┏━━
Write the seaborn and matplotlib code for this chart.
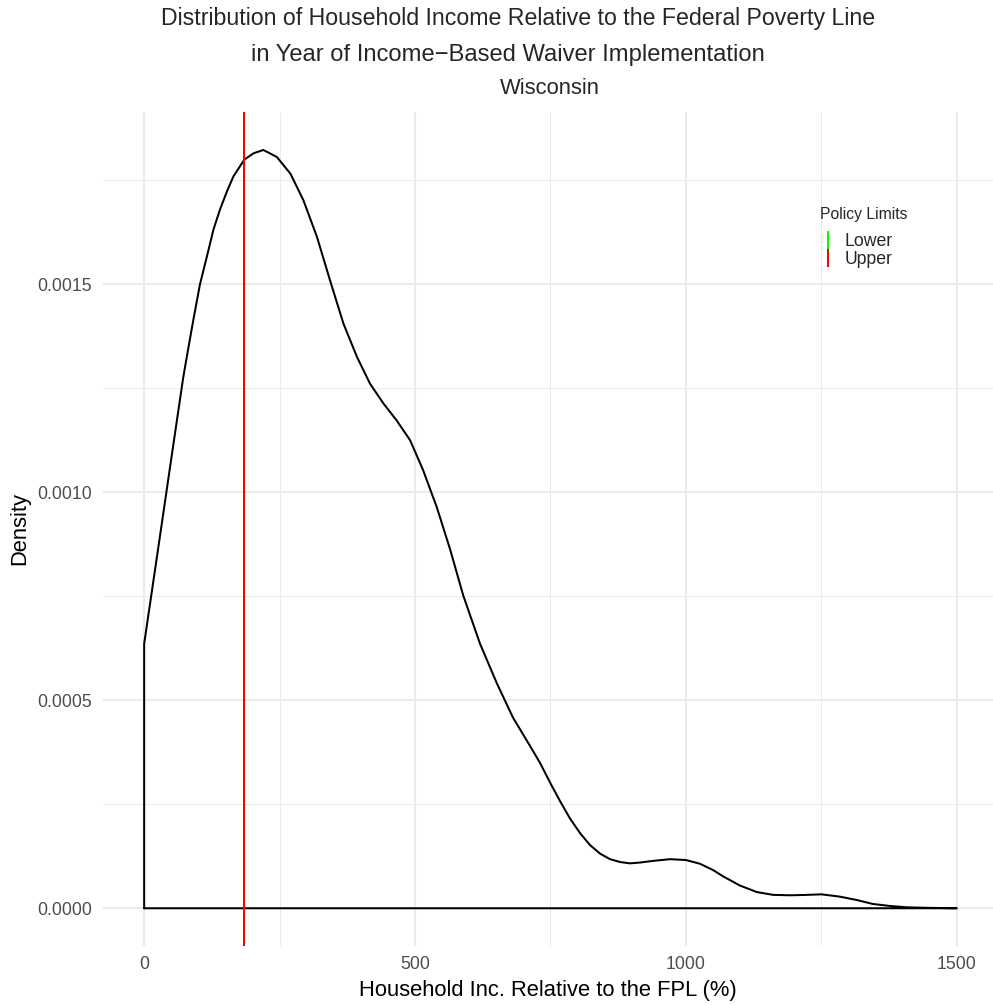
import matplotlib
matplotlib.use("Agg")
import matplotlib.pyplot as plt
from matplotlib.lines import Line2D
import seaborn as sns
import pandas as pd

# ---------------- data ----------------
income_fpl = [0, 15, 30, 45, 60, 72, 79, 91, 103, 116,
              128, 140, 153, 165, 185, 202, 220, 245, 270, 294,
              319, 343, 368, 393, 417, 442, 466, 491, 515, 540,
              565, 589, 620, 651, 681, 712, 731, 751, 768, 786,
              805, 823, 842, 860, 879, 897, 916, 940, 971, 1000,
              1026, 1050, 1069, 1100, 1131, 1161, 1192, 1220, 1250, 1284,
              1315, 1345, 1376, 1407, 1440, 1469, 1500]
density = [0.000636, 0.000769, 0.000902, 0.001036, 0.001169, 0.001275, 0.001328, 0.001416, 0.0015, 0.001568,
           0.001632, 0.00168, 0.001724, 0.00176, 0.0018, 0.001815, 0.001823, 0.001806, 0.001766, 0.001702,
           0.001614, 0.00151, 0.001405, 0.001325, 0.001261, 0.001213, 0.001173, 0.001125, 0.001053, 0.000965,
           0.000862, 0.000752, 0.000636, 0.000541, 0.000458, 0.000391, 0.000349, 0.000298, 0.000257, 0.000216,
           0.00018, 0.000152, 0.000131, 0.000118, 0.000111, 0.000108, 0.00011, 0.000114, 0.000118, 0.000116,
           0.000107, 0.000092, 0.0000765, 0.0000545, 0.000039, 0.0000322, 0.0000312, 0.000032, 0.0000335, 0.000028,
           0.00002, 0.0000104, 0.0000056, 0.0000024, 0.0000012, 0.0000006, 0.0]

policy_labels = ["Lower", "Upper"]
policy_colors = ["#00FF00", "#FF0000"]
upper_limit = 185

x_ticks = [0, 500, 1000, 1500]
y_ticks = [0.0, 0.0005, 0.0010, 0.0015]
y_tick_labels = ["0.0000", "0.0005", "0.0010", "0.0015"]

title_line1 = "Distribution of Household Income Relative to the Federal Poverty Line"
title_line2 = "in Year of Income\u2212Based Waiver Implementation"
subtitle = "Wisconsin"
legend_title = "Policy Limits"
x_label = "Household Inc. Relative to the FPL (%)"
y_label = "Density"

# ---------------- style ----------------
sns.set_theme(style="white")
plt.rcParams["font.family"] = ["Liberation Sans", "DejaVu Sans"]

W, H = 993, 1005
fig = plt.figure(figsize=(W / 100, H / 100), dpi=100)
fig.patch.set_facecolor("white")

left_px, right_px, top_px, bottom_px = 103, 993, 111.7, 946.2
ax = fig.add_axes([left_px / W, 1 - bottom_px / H,
                   (right_px - left_px) / W, (bottom_px - top_px) / H])
ax.set_facecolor("white")

# closed density outline (as ggplot draws geom_density)
outline = pd.DataFrame({
    "x": [0] + income_fpl + [0],
    "y": [0.0] + density + [0.0],
})
sns.lineplot(data=outline, x="x", y="y", sort=False, estimator=None,
             color="black", linewidth=1.45, ax=ax, zorder=3,
             solid_joinstyle="round")

ax.axvline(upper_limit, color=policy_colors[1], linewidth=1.45, zorder=4)

ax.set_xlim(-76, 1567)
ax.set_ylim(-0.0000912, 0.001915)

# grid
ax.set_xticks(x_ticks)
ax.set_xticklabels([str(v) for v in x_ticks])
ax.set_yticks(y_ticks)
ax.set_yticklabels(y_tick_labels)
ax.set_xticks([250, 750, 1250], minor=True)
ax.set_yticks([0.00025, 0.00075, 0.00125, 0.00175], minor=True)
ax.grid(which="major", color="#EBEBEB", linewidth=1.45, zorder=0)
ax.grid(which="minor", color="#EBEBEB", linewidth=0.72, zorder=0)
ax.set_axisbelow(True)
for s in ax.spines.values():
    s.set_visible(False)
ax.tick_params(which="both", length=0)
ax.tick_params(axis="y", pad=8, labelsize=12.67, labelcolor="#4D4D4D")
ax.tick_params(axis="x", pad=7, labelsize=12.67, labelcolor="#4D4D4D")

ax.set_xlabel(x_label, fontsize=15.84, color="black")
ax.set_ylabel(y_label, fontsize=15.84, color="black")
ax.xaxis.set_label_coords(0.5, (bottom_px - 990) / (bottom_px - top_px))
ax.xaxis.label.set_va("center")
ax.yaxis.set_label_coords((20 - left_px) / (right_px - left_px), 0.5)
ax.yaxis.label.set_va("center")

# titles
fig.text(518 / W, 1 - 19 / H, title_line1, ha="center", va="center", fontsize=16.7)
fig.text(508 / W, 1 - 55 / H, title_line2, ha="center", va="center", fontsize=17.1)
fig.text(550 / W, 1 - 89 / H, subtitle, ha="center", va="center", fontsize=15.84)

# legend
fig.text(820 / W, 1 - 215 / H, legend_title, ha="left", va="center", fontsize=11.3)
handles = [Line2D([], [], color=c, marker="|", linestyle="None",
                  markersize=13.2, markeredgewidth=1.45) for c in policy_colors]
leg = ax.legend(handles, policy_labels,
                loc="upper left", bbox_to_anchor=(822.7 / W, 1 - 232.7 / H),
                bbox_transform=fig.transFigure, frameon=False,
                fontsize=12.67, labelspacing=0.08,
                handlelength=0.6, handletextpad=0.66, borderpad=0.0,
                borderaxespad=0.0)

fig.savefig("out.png", dpi=100, facecolor="white")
┗━━
Write out exactly the lines between the start of the data and the line with "import pandas as pd", including both, but none of the pictures.

# RESPONSE BELOW:
Write the seaborn and matplotlib code for this chart.
import matplotlib
matplotlib.use("Agg")
import matplotlib.pyplot as plt
from matplotlib.lines import Line2D
import seaborn as sns
import pandas as pd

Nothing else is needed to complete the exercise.